At the end of the shoot, it was just Kevyn and I who were left to clean and pack up his kit. The song “Tear in Your Hand” by Tori Amos came on, and I lost just a little of my perfect-assistant composure. “My favorite lyric in this song is, ‘I know you, I know you well. Well, better than I used to,’” I told Kevyn.
And to my surprise, he responded, “The fact that you just said that to me is proof that you’re supposed to be in my life.” Then, he picked me up and gave me a big bear hug. (Kevyn was 6’5” — a gentle giant if there ever was one!)
I would end up flying back and forth across the country with Kevyn for the next few years, meeting and working with everyone from Courtney Love to Lisa Marie Presley and beyond. Immediately after the horrific attacks of Sept. 11, 2001, all flights were grounded for at least a week, and Kevyn and I were stuck in Los Angeles, estranged from our loved ones. He asked me to accompany him to his friend Cher’s house in Malibu, where she had organized a meditation circle with a group of Buddhist monks. Together, we chanted for what felt like an hour — united in the conflicting emotions of kindness, compassion, and total fear.
I got to know so much about my hero, and relished the little things, like delivering him his morning fuel of Coca-Cola, which I affectionately called, “The breakfast of champions!” I delighted in his simple taste for food, which was almost childlike in its innocence — chicken strips, hamburgers, pasta with plain sauce. We’d spend hours watching old films (he was particularly fond of Grey Gardens) and reruns of Amy Sedaris’s Strangers with Candy. Little by little, I gained his trust both personally and professionally. I still remember the one day on set that I graduated to lip gloss, and I got to apply the lacquer under his careful supervision. The most important thing he taught me about makeup is that one must do it with gusto — if it’s worth doing, it’s worth doing right, and with a real sense of purpose.

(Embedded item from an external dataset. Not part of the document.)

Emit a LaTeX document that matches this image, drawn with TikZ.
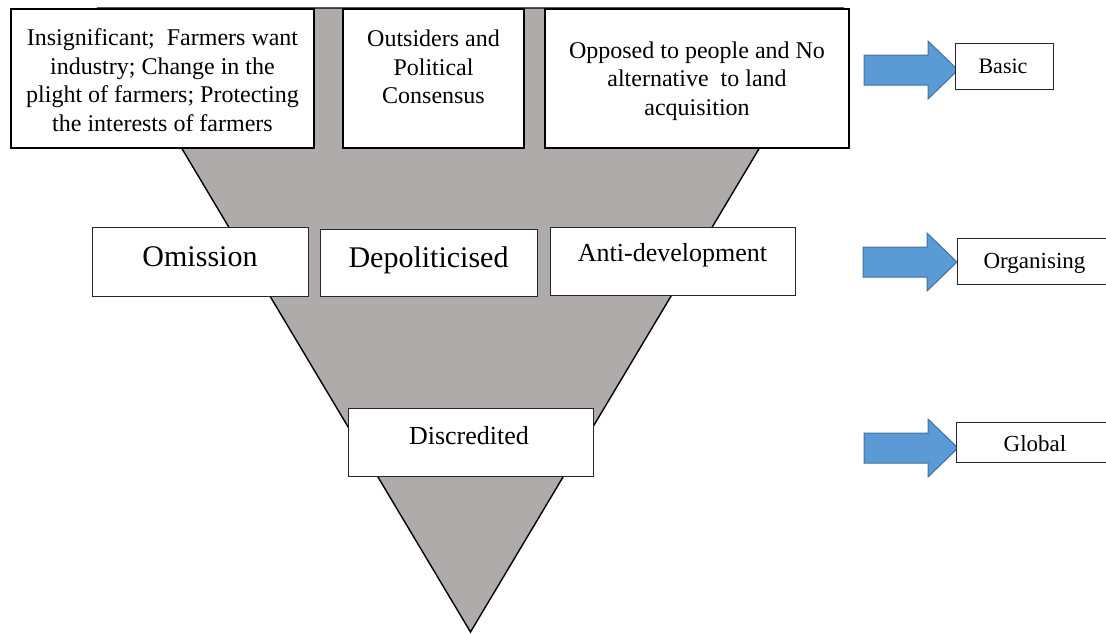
\documentclass[tikz,border=0pt]{standalone}
\usepackage{fontspec}
\setmainfont{Liberation Serif}
\newfontfamily\boxserif{Liberation Serif}
\usetikzlibrary{calc}
\definecolor{funnelgray}{HTML}{AFABAB}
\definecolor{arrowblue}{HTML}{5B9BD5}
\definecolor{arrowedge}{HTML}{41719C}

% block arrow whose tip sits on the given coordinate
\newcommand\drawblockarrow[1]{%
  \draw[blockarrow] ($(#1)+(-94,-15)$) -- ($(#1)+(-30,-15)$) -- ($(#1)+(-30,-29)$)
    -- (#1) -- ($(#1)+(-30,29)$) -- ($(#1)+(-30,15)$) -- ($(#1)+(-94,15)$) -- cycle;}

\begin{document}
\begin{tikzpicture}[x=1pt,y=-1pt,
  topbox/.style={draw=black, line width=1.6pt, fill=white, inner sep=0pt},
  midbox/.style={draw=black!85, line width=1pt, fill=white, inner sep=0pt},
  sidebox/.style={draw=black!85, line width=0.9pt, fill=white, inner sep=0pt},
  txt/.style={align=center, inner sep=0pt},
  blockarrow/.style={fill=arrowblue, draw=arrowedge, line width=1pt, line join=miter}]
\useasboundingbox (0,0) rectangle (1106,633);

% funnel
\coordinate (fl) at (98,8);
\coordinate (fr) at (843,8);
\coordinate (apex) at (470.5,632);
\draw[fill=funnelgray, line width=1.4pt] (fl) -- (fr) -- (apex) -- cycle;

% top row
\node[topbox, minimum width=303pt, minimum height=139pt] (boxA) at (162.5,78.5) {};
\node[txt, font=\boxserif\fontsize{24}{28.5}\selectfont] (textA) at (162.5,80)
  {Insignificant;\ \ Farmers want\\industry; Change in the\\plight of farmers; Protecting\\the interests of farmers};
\node[topbox, minimum width=181pt, minimum height=139pt] (boxB) at (433.5,78.5) {};
\node[txt, font=\boxserif\fontsize{24}{28.5}\selectfont] (textB) at (433.5,67)
  {Outsiders and\\Political\\Consensus};
\node[topbox, minimum width=304pt, minimum height=139pt] (boxC) at (697,78.5) {};
\node[txt, font=\boxserif\fontsize{24}{28.5}\selectfont] (textC) at (697,81)
  {Opposed to people and No\\alternative\ \ to land\\acquisition};

% middle row
\node[midbox, minimum width=216pt, minimum height=69pt] (omission) at (200,261.5) {};
\node[txt, font=\boxserif\fontsize{30}{34}\selectfont, anchor=base] (omissionT) at (200,266) {Omission};
\node[midbox, minimum width=217pt, minimum height=67pt] (depol) at (428.5,262.5) {};
\node[txt, font=\boxserif\fontsize{30}{34}\selectfont, anchor=base] (depolT) at (428.5,267) {Depoliticised};
\node[midbox, minimum width=245pt, minimum height=68pt] (antidev) at (672.5,261) {};
\node[txt, font=\boxserif\fontsize{26}{30}\selectfont, anchor=base] (antidevT) at (672.5,261) {Anti-development};

% bottom
\node[midbox, minimum width=245pt, minimum height=68pt] (discr) at (470.5,442) {};
\node[txt, font=\boxserif\fontsize{26}{30}\selectfont, anchor=base] (discrT) at (469,444) {Discredited};

% levels on the right
\coordinate (tipBasic) at (958,70);
\coordinate (tipOrg) at (957,262);
\coordinate (tipGlob) at (958,448);
\drawblockarrow{tipBasic}
\drawblockarrow{tipOrg}
\drawblockarrow{tipGlob}

\node[sidebox, minimum width=98pt, minimum height=46pt] (basic) at (1004,66) {};
\node[txt, font=\boxserif\fontsize{22}{26}\selectfont, anchor=base] (basicT) at (1003,73) {Basic};
\node[sidebox, minimum width=170pt, minimum height=46pt] (organising) at (1042,261) {};
\node[txt, font=\boxserif\fontsize{23}{27}\selectfont, anchor=base] (organisingT) at (1034.5,268) {Organising};
\node[sidebox, minimum width=170pt, minimum height=40pt] (global) at (1041,442) {};
\node[txt, font=\boxserif\fontsize{23}{27}\selectfont, anchor=base] (globalT) at (1035,451) {Global};
\end{tikzpicture}
\end{document}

But the truth was that Kevyn was in immense pain. A medical condition turned his relationship to painkillers into self-medication. In the wake of his death, I thought a lot about what it must have felt like to have such immense validation from the greatest stars or the general public — but also, just how empty that could feel. In remembering his story, I identify my own velvet rage, and the one that lives inside so many of us: that whatever we’re trying to fill up or validate, it will never be enough.
This is part of the reason I agreed to produce the film Larger Than Life: The Kevyn Aucoin Story, directed by Tiffany Bartok. So much of Kevyn’s death had been confused or misinterpreted by the public since his passing, and I felt I owed it to my mentor to set the record straight and honor him properly. I wanted to tell the truth so that I could potentially set him free.
The reception of the film — and its impressive cast of characters, all friends of Kevyn’s — are a testament to his legacy. Kevyn accomplished everything with a sense of honesty and openness that’s not necessarily the norm for our industry. He invited everyone in, and created a place for all of us to be ourselves — long before it was cool or marketable to do so. Among all of us in his orbit — from the icons he painted to the assistants he mentored — he saw potential, possibility. And even after all these years of remembering, mourning, and honoring him, I am still forever changed because he saw something in me. —As told to Phillip Picardi.